Beyond the hemisphere, analysts say the two key world leaders to watch for their response to the Venezuela intervention will be China’s Xi Jinping and Russian President Vladimir Putin.
“The big powers, and especially China and Russia, are likely to draw two very different lessons about the U.S. from all of this,” says Michael Desch, an international affairs professor at the University of Notre Dame in Indiana.
“First lesson is that America’s big stick is back, and so they are going to have to take America’s perception of outside malefactors in the region into account,” he says. “But the alternative is that they see the U.S. applying a spheres-of-influence approach to relations with its near region,” he adds, “and they seize it as an opportunity to apply something similar” in their own spheres.
“Does this set the stage for a ‘Xi-roe’ doctrine that China applies to Taiwan and elsewhere in the region?” he quips. Or as others have speculated, does the arrest of Mr. Maduro encourage Mr. Putin to consider swooping into Kyiv to abduct Ukrainian President Volodymyr Zelenskyy?
For many foreign policy analysts, Mr. Trump’s surprising declaration Saturday that the U.S. will “run” Venezuela raises questions about whether Mr. Trump, who came into office eschewing “forever wars,” is tempted to try his hand at nation-building.
After the setbacks and failures in Iraq and Afghanistan, could Mr. Trump be tempted to demonstrate his prowess with nation-building 3.0?
Mr. Rubio appeared to back away Sunday from his boss’s vow to “run” Venezuela. But benefiting Mr.

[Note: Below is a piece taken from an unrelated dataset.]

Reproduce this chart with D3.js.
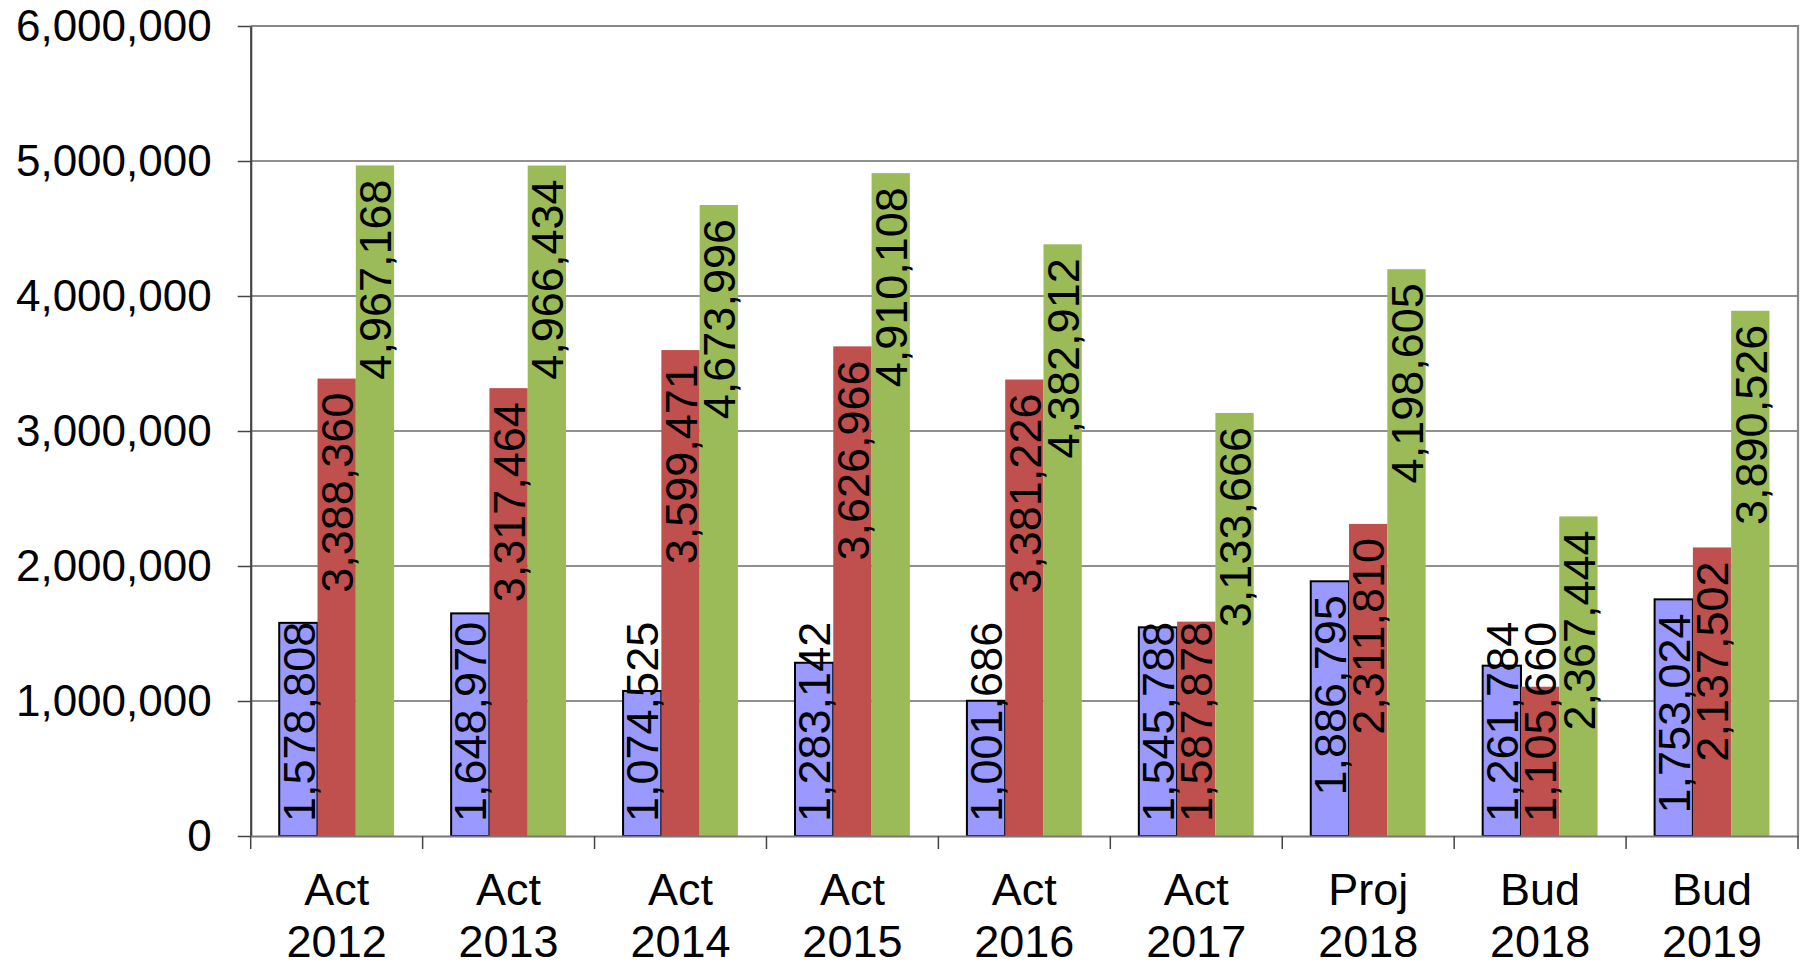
<!DOCTYPE html>
<html>
<head>
<meta charset="utf-8">
<script src="https://cdn.jsdelivr.net/npm/d3@7"></script>
<style>
  body { margin: 0; background: #fff; }
  svg text { font-family: "Liberation Sans", Arial, sans-serif; fill: #000; }
</style>
</head>
<body>
<script>
// chart data
var categories = ["Act 2012", "Act 2013", "Act 2014", "Act 2015", "Act 2016", "Act 2017", "Proj 2018", "Bud 2018", "Bud 2019"];
var seriesNames = ["s1", "s2", "s3"];
var seriesColors = ["#9999ff", "#c0504d", "#9bbb59"];
var series1 = [1578808, 1648970, 1074525, 1283142, 1001686, 1545788, 1886795, 1261784, 1753024];
var series2 = [3388360, 3317464, 3599471, 3626966, 3381226, 1587878, 2311810, 1105660, 2137502];
var series3 = [4967168, 4966434, 4673996, 4910108, 4382912, 3133666, 4198605, 2367444, 3890526];
var yTicks = [0, 1000000, 2000000, 3000000, 4000000, 5000000, 6000000];

var W = 1806, H = 963;
var plot = { left: 250.7, right: 1798, top: 26, bottom: 836 };
var fontSize = 45;
var labelInset = 14;

var svg = d3.select("body").append("svg")
    .attr("width", W)
    .attr("height", H);

var y = d3.scaleLinear()
    .domain([0, 6000000])
    .range([plot.bottom, plot.top]);

var x0 = d3.scaleBand()
    .domain(categories)
    .range([plot.left, plot.right])
    .padding(0);

var x1 = d3.scaleBand()
    .domain(seriesNames)
    .range([0, x0.bandwidth()])
    .paddingInner(0)
    .paddingOuter(0.745);

var fmt = d3.format(",");

// gridlines
svg.append("g")
    .attr("class", "grid")
    .selectAll("line")
    .data(yTicks.filter(function (d) { return d > 0 && d < 6000000; }))
    .enter().append("line")
    .attr("x1", plot.left)
    .attr("x2", plot.right)
    .attr("y1", function (d) { return y(d); })
    .attr("y2", function (d) { return y(d); })
    .style("stroke", "#222")
    .style("stroke-width", 1.2);

// plot frame (top + right)
svg.append("path")
    .attr("d", "M" + plot.left + "," + plot.top + "H" + plot.right + "V" + plot.bottom)
    .style("fill", "none")
    .style("stroke", "#888")
    .style("stroke-width", 2.2);

// bars
var table = categories.map(function (c, i) {
    return { cat: c, values: [series1[i], series2[i], series3[i]] };
});

var groups = svg.append("g")
    .attr("class", "bars")
    .selectAll("g")
    .data(table)
    .enter().append("g")
    .attr("transform", function (d) { return "translate(" + x0(d.cat) + ",0)"; });

groups.selectAll("rect")
    .data(function (d) {
        return d.values.map(function (v, k) { return { key: seriesNames[k], k: k, value: v }; });
    })
    .enter().append("rect")
    .attr("x", function (d) { return x1(d.key); })
    .attr("y", function (d) { return y(d.value); })
    .attr("width", x1.bandwidth())
    .attr("height", function (d) { return y(0) - y(d.value); })
    .style("fill", function (d) { return seriesColors[d.k]; })
    .style("stroke", function (d) { return d.k === 0 ? "#000" : "none"; })
    .style("stroke-width", 2);

// y axis
var yAxis = svg.append("g")
    .attr("class", "y-axis")
    .attr("transform", "translate(" + plot.left + ",0)")
    .call(d3.axisLeft(y)
        .tickValues(yTicks)
        .tickFormat(fmt)
        .tickSizeInner(13)
        .tickSizeOuter(0)
        .tickPadding(26));
yAxis.select(".domain").style("stroke", "#444").style("stroke-width", 2.2);
yAxis.selectAll(".tick line").style("stroke", "#444").style("stroke-width", 1.5);
yAxis.selectAll(".tick text")
    .style("font-size", "44px")
    .attr("dy", "0.33em");

// x axis
var xAxis = svg.append("g")
    .attr("class", "x-axis")
    .attr("transform", "translate(0," + plot.bottom + ")")
    .call(d3.axisBottom(x0).tickSize(0).tickFormat(""));
xAxis.select(".domain").style("stroke", "#777").style("stroke-width", 2.2);

// category boundary ticks
svg.append("g")
    .selectAll("line")
    .data(categories.map(function (c) { return x0(c); }).concat([plot.right]))
    .enter().append("line")
    .attr("x1", function (d) { return d; })
    .attr("x2", function (d) { return d; })
    .attr("y1", plot.bottom)
    .attr("y2", plot.bottom + 13)
    .style("stroke", "#444")
    .style("stroke-width", 1.5);

// category labels (two lines)
var catLabels = svg.append("g").attr("class", "cat-labels");
categories.forEach(function (c) {
    var parts = c.split(" ");
    var t = catLabels.append("text")
        .attr("text-anchor", "middle")
        .attr("x", x0(c) + x0.bandwidth() / 2)
        .style("font-size", fontSize + "px");
    t.append("tspan").attr("x", x0(c) + x0.bandwidth() / 2).attr("y", 905).text(parts[0]);
    t.append("tspan").attr("x", x0(c) + x0.bandwidth() / 2).attr("y", 957).text(parts[1]);
});

// value labels, rotated, inside end (falls back to inside base)
var labels = svg.append("g").attr("class", "labels");
table.forEach(function (row) {
    row.values.forEach(function (v, k) {
        var cx = x0(row.cat) + x1(seriesNames[k]) + x1.bandwidth() / 2;
        var t = labels.append("text")
            .attr("text-anchor", "start")
            .attr("dy", "0.36em")
            .style("font-size", fontSize + "px")
            .text(fmt(v));
        var len = t.node().getComputedTextLength();
        var start = Math.min(y(0) - labelInset, y(v) + labelInset + len);
        t.attr("transform", "translate(" + cx + "," + start + ") rotate(-90)");
    });
});
</script>
</body>
</html>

Trump if he does choose that road is that Venezuela has a solid base of political and economic institutions to build upon, despite the deterioration under Mr. Maduro and his mentor and predecessor, Hugo Chávez.
“Venezuela is not Afghanistan,” Dr. Crandall says.
Others suggest that Mr. Trump is likely to lose interest in “running” Venezuela, especially as he realizes that the country’s dazzlingly vast oil reserves are not going to be tapped for billions in revenue anytime soon.
Dr. Desch, citing the president’s “track record” in Gaza and elsewhere, says, “I suspect that before long, the president will declare victory in Venezuela and move on to something else.”